Rony Zarom, born in a poor area of central Israel, is determined to give others the opportunities he never had.

An iPhone app to screen individual callers, a toothbrush to sit on the end of your finger, a bottle top that allows you to choose the flavor of your water. The Unistream program is a breeding ground for underprivileged Israeli youths bursting with innovation and creativity.

Unistream and its "Junior MBA" program are the brainchild of Rony Zarom, an Israeli entrepreneur born in a poor area of central Israel, now determined to give others the opportunities he never had.

Alex Mandel

The MBA program takes students of all family origins from all around Israel and provides them with top entrepreneurial mentors. The students participate in workshops that provide the knowledge for students to conduct market research, see the product through to development, production and hopefully with the cash prize, advertising and distribution. The culmination of each year in the program is the annual competition.

Unistream says its goal is to help students "realize their potential and break out of the vicious cycle of poverty." While many may complain about the annual international handouts for Israel, few are aware of the growing demographic inequality and economic divides the country is facing within its own borders.

Courtesy of Unistream

Communities in Israel's peripheries face severe shortages in resources and opportunities to get out of the ghetto. And Zarom is determined to level the playing field. According to Unistream, the organization believes "education, leadership and confidence are the only ways to curb the dangerous economic divide and trend towards peripheral poverty."

Unistream has a network of centers around Israel designed to create young businessmen and women, activists and leaders out of motivated high school students who are only lacking opportunity. For three years, participants around Israel meet twice a week after school at local centers. The highly competitive program gives students guidance from top CEOs and a chance to learn how to make the best choices for themselves, and get ahead in the cutthroat business world.

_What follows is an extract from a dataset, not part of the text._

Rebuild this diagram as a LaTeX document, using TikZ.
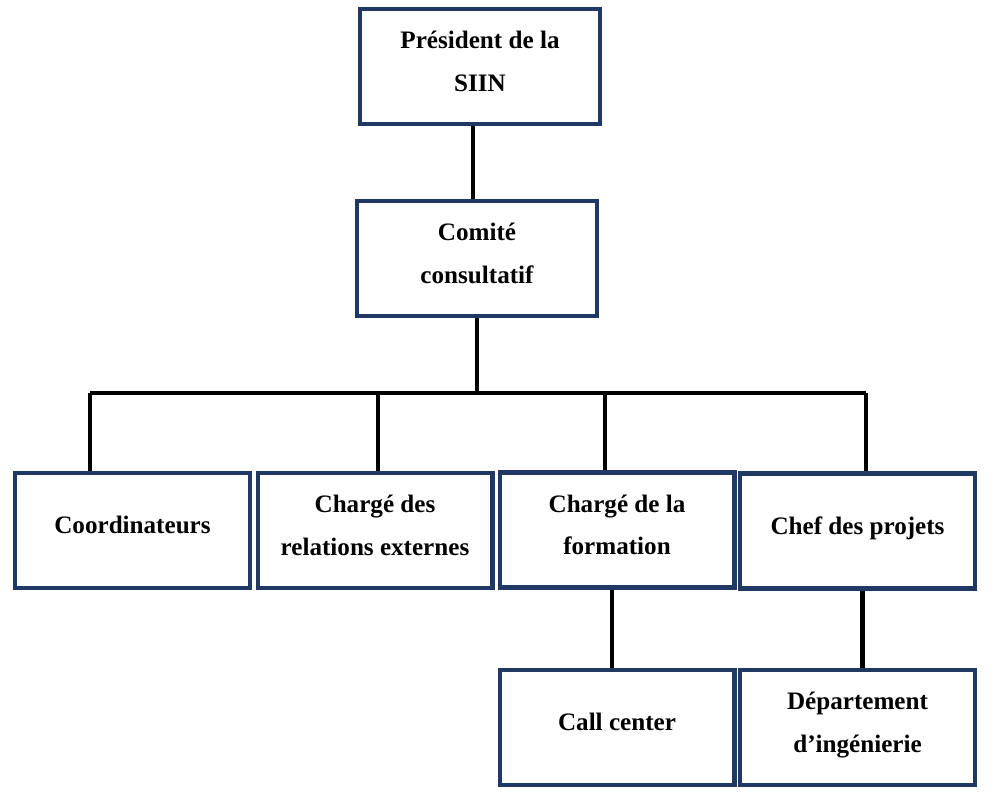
\documentclass[tikz,border=0pt]{standalone}
\usepackage{fontspec}
\setmainfont{Liberation Serif}
\usetikzlibrary{positioning}
\definecolor{boxblue}{HTML}{203864}
\tikzset
{
    orgbox/.style = {rectangle, draw=boxblue, line width=2.3pt, align=center, minimum width=4.7cm, minimum height=2.3cm, inner sep=2pt, font=\bfseries\fontsize{14.3}{24}\selectfont},
    topbox/.style = {orgbox, minimum width=4.8cm},
    link/.style   = {draw=black, line width=2.3pt}
}
\begin{document}
\begin{tikzpicture}[x=0.02cm, y=-0.02cm]
\useasboundingbox (0,0) rectangle (1008,794);
\node[topbox] (pres) at (480,66.5) {Président de la\\SIIN\\[-18pt]};
\node[topbox] (comite) at (477,258.5) {Comité\\consultatif\\[-18pt]};
\node[orgbox] (coord) at (132.5,530.5) {Coordinateurs\\[-18pt]};
\node[orgbox] (relext) at (375,530.5) {Chargé des\\relations externes\\[-18pt]};
\node[orgbox] (form) at (617,530) {Chargé de la\\formation\\[-18pt]};
\node[orgbox] (chef) at (857.5,531) {Chef des projets\\[-18pt]};
\node[orgbox] (call) at (617,727.5) {Call center\\[-18pt]};
\node[orgbox] (dept) at (857.5,727.5) {Département\\d’ingénierie\\[-18pt]};
% bus line
\coordinate (top) at (473,125);
\coordinate (bus) at (477,393);
\coordinate (b1) at (90,393);
\coordinate (b2) at (378,393);
\coordinate (b3) at (605,393);
\coordinate (b4) at (866,393);
\draw[link] (top |- pres.south) -- (top |- comite.north);
\draw[link] (comite.south) -- (bus);
\draw[link] (b1) -- (b4);
\draw[link] (b1) -- (b1 |- coord.north);
\draw[link] (b2) -- (b2 |- relext.north);
\draw[link] (b3) -- (b3 |- form.north);
\draw[link] (b4) -- (b4 |- chef.north);
\draw[link] ([xshift=-0.1cm]form.south) -- ([xshift=-0.1cm]call.north);
\draw[link] ([xshift=0.1cm]chef.south) -- ([xshift=0.1cm]dept.north);
\end{tikzpicture}
\end{document}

Unistream held their annual entrepreneurial competition on July 8 at Bar Ilan University. There, after a year of hard work, high school students presented their products, research and business models to the public and to a panel of judges.

The fervent cheers of the young entrepreneurs overwhelmed the hostess of the annual Unistream Entrepreneur of the Year competition. The crammed auditorium housed 450 high school age participants, as well as their advisors, mentors, parents and friends, all anxious to know whose team would earn the grand prize totaling NIS 15,000. More than that, students are competing for the chance to finalize their products and catapult themselves into the business world and their futures.

Some of the projects are so feasible that in the past various start-ups have bought the rights to students work.

This year's first-place winner was YYY, an Or Yehuda-based group whose product "YTaimLi" (wow, it's tasty) - a pill that instantly turns water into coffee, tea or lemonade - earned the prize of NIS 15,000. The group teamed up with food technologists to create the mixture and the Weizmann Institute to manufacture it. They even went so far as to import a machine from China to produce the finished product.

The students were proud and excited to demonstrate their fluency and hard work, even at times struggling through the pitch in English for Anglo passers-by. One organizer commented that, Unistream is more than an MBA, its an empowerment program for teenagers, whether they are Jewish, Muslim, Druze, native or immigrant. We hope to give them the confidence to push themselves and succeed."

This philosophy seems to have paid off. In the words of Gadi Goldstein, a 16-year-old graduate of the program: "If it hadn't been for Unistream I might have just become a waiter, now I have bigger dreams."